A ideia é encontrar variedades bovinas com características primitivas e empregar a criação seletiva e cruzada para desenvolver um animal que viva e paste como faziam os auroques.

A maioria das dezenas de projetos em curso na Europa tem um objetivo menos radical: reintroduzir animais de grande porte, não extintos, que vagavam por boa parte do continente -cavalos selvagens, bisões, veados-vermelhos e íbex- e deixar que eles sejam controlados por lobos, ursos e linces.

Os defensores da renaturalização dizem que, sem essa injeção de fauna silvestre, especialmente de herbívoros de grande porte, as terras agrícolas abandonadas ficarão cobertas de vegetação densa que acabará exterminando a biodiversidade que ainda resta.

A fundação Rewilding Europe, criada há cinco anos, quer ver quase 1 milhão de hectares de terra renaturalizados até 2020. Cerca de 30 grupos integram a Rewilding Europe Network, da fundação, e entre seus projetos estão a reintrodução de bisões numa área dos montes Cárpatos romenos e de íbex na costa do mar Adriático na Croácia. A esperança é que as áreas silvestres atraiam turistas.

Os projetos variam muito. Alguns, como a reserva Campanários, adotam uma abordagem multiespécie, enquanto outros enfocam apenas a restauração dos herbívoros de grande porte.

O príncipe Richard de Sayn-Wittgenstein-Berleburg, 79, é membro da rede e introduziu um pequeno rebanho de bisões europeus numa área de 13 mil hectares de sua família em Bad Berleburg, na Alemanha, região densamente florestada próxima a Colônia.

A propriedade, que pertence à família do príncipe há 800 anos, ainda é usada para a extração de madeira, e o público tem acesso a sua grande rede de trilhas. O filho do príncipe, Gustav, disse que a família quer mostrar que os bisões podem sobreviver por conta própria na floresta, mesmo com a presença de pessoas e máquinas.

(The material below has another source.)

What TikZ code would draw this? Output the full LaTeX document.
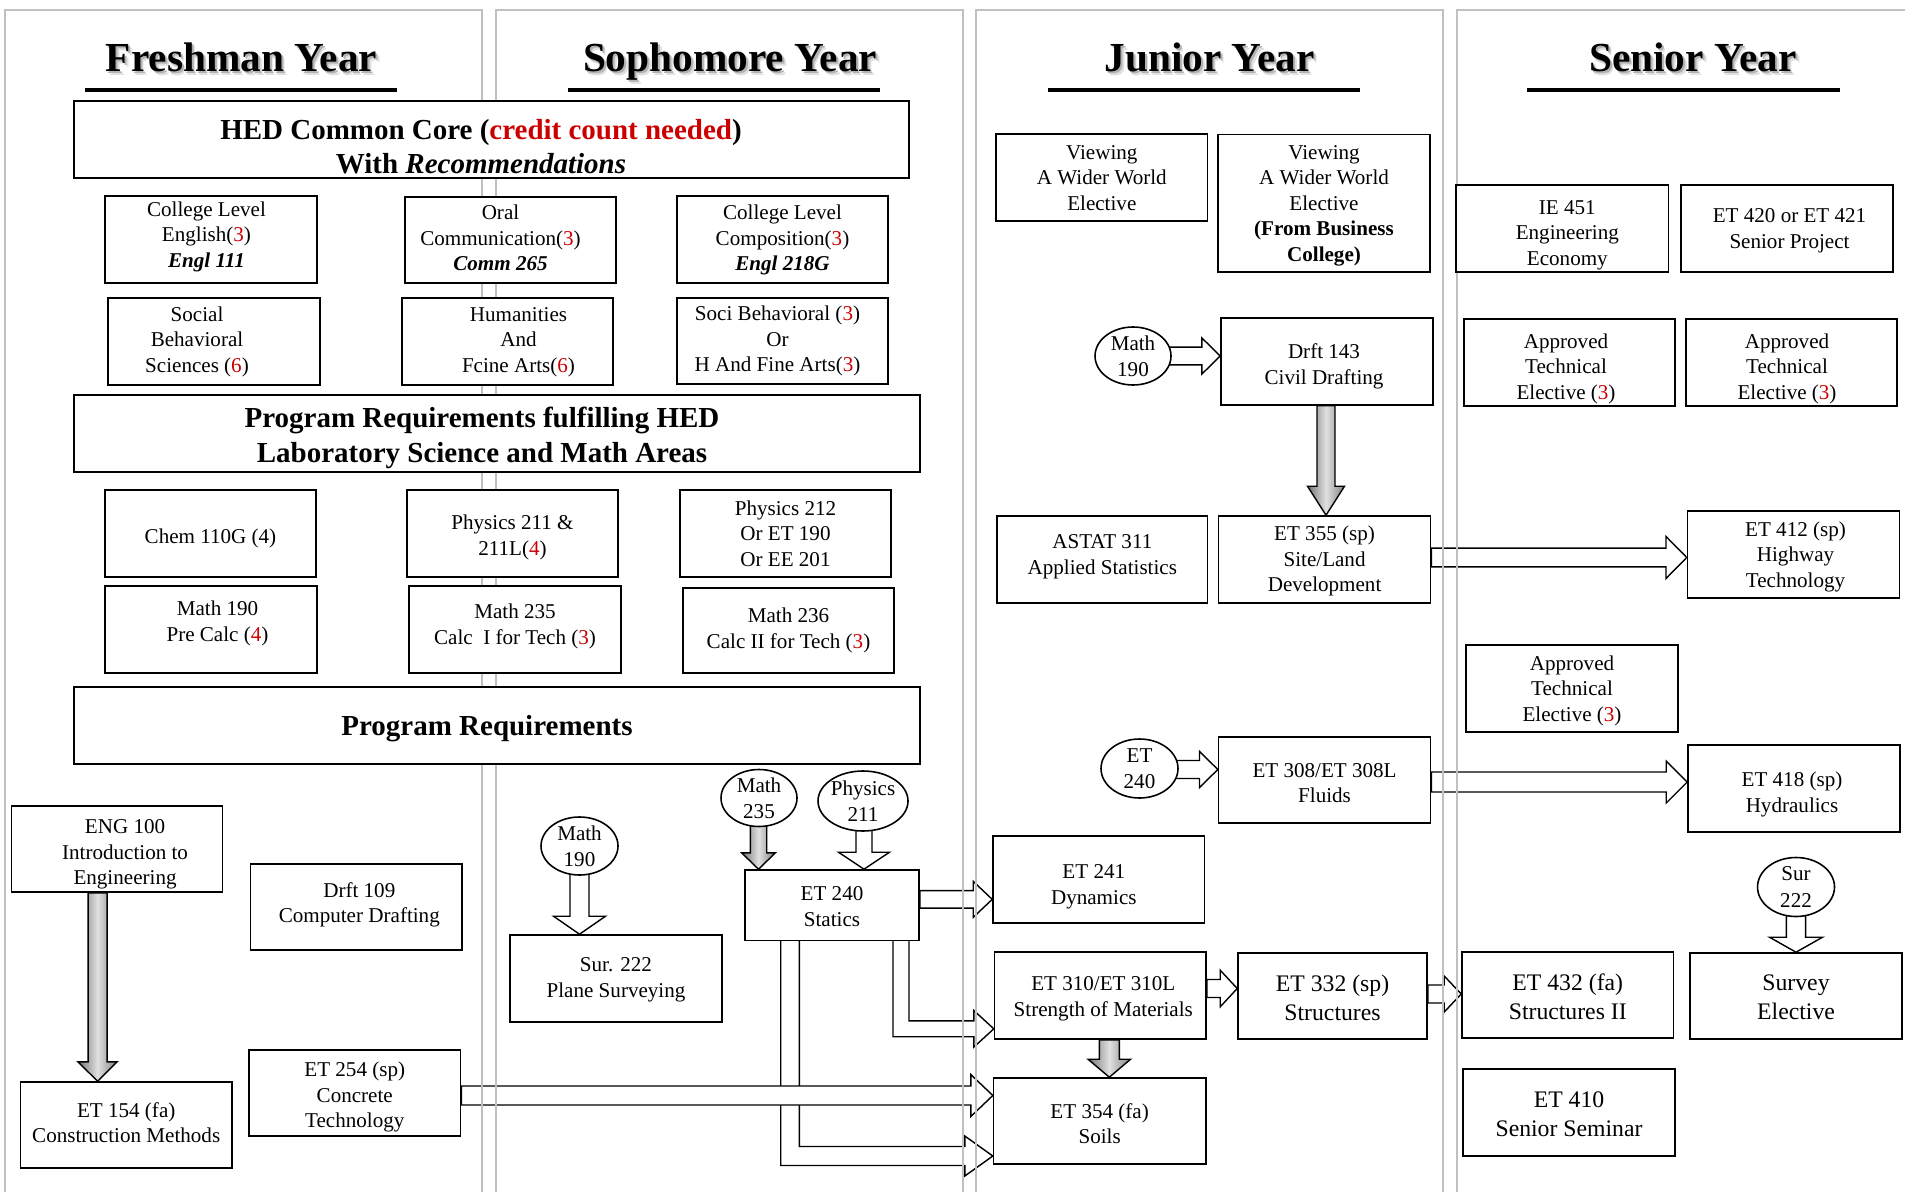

Críticos dizem que o movimento é levado mais pelo sentimento do que pela ciência. Para eles, a reintrodução de animais em ecossistemas que mudaram e se adaptaram pode ter consequências imprevisíveis. Além disso, consideram que esses esforços deveriam ser mais rigorosamente monitorados. Os renaturalizadores afirmam que sua meta não é fazer ciência.

"Nossa tarefa é fazer da Europa um lugar mais selvagem", disse Staffan Widstrand, da Rewilding Europe.

Alguns dos projetos, como o do príncipe Richard, geraram ressentimento entre moradores de áreas vizinhas. Foram apresentadas queixas sobre bisões que teriam comido cascas de árvores e provocado outros danos.

Aqui em La Alamedilla, muitos dos moradores saudaram a reserva e esperam que ela atraia turistas para uma região que se esvaziou. Em 1965 o vilarejo tinha 800 moradores. Havia quatro padarias e cinco bares.

Hoje há apenas 165 moradores, em sua maioria idosos. Sobraram dois bares.

A reserva Campanários tem quatro quartos para turistas e está construindo mais. Mas os moradores da vila admitem que as mudanças, se acontecerem, não virão no futuro próximo. "Quando recebemos a notícia do projeto, achamos que viriam centenas de turistas", comentou Maria Angeles Hernandez, 47, dona de um dos dois bares. "Na realidade, é um lugar para acadêmicos. Talvez nos traga algo de volta, a longo prazo. Neste momento, não ajuda muito."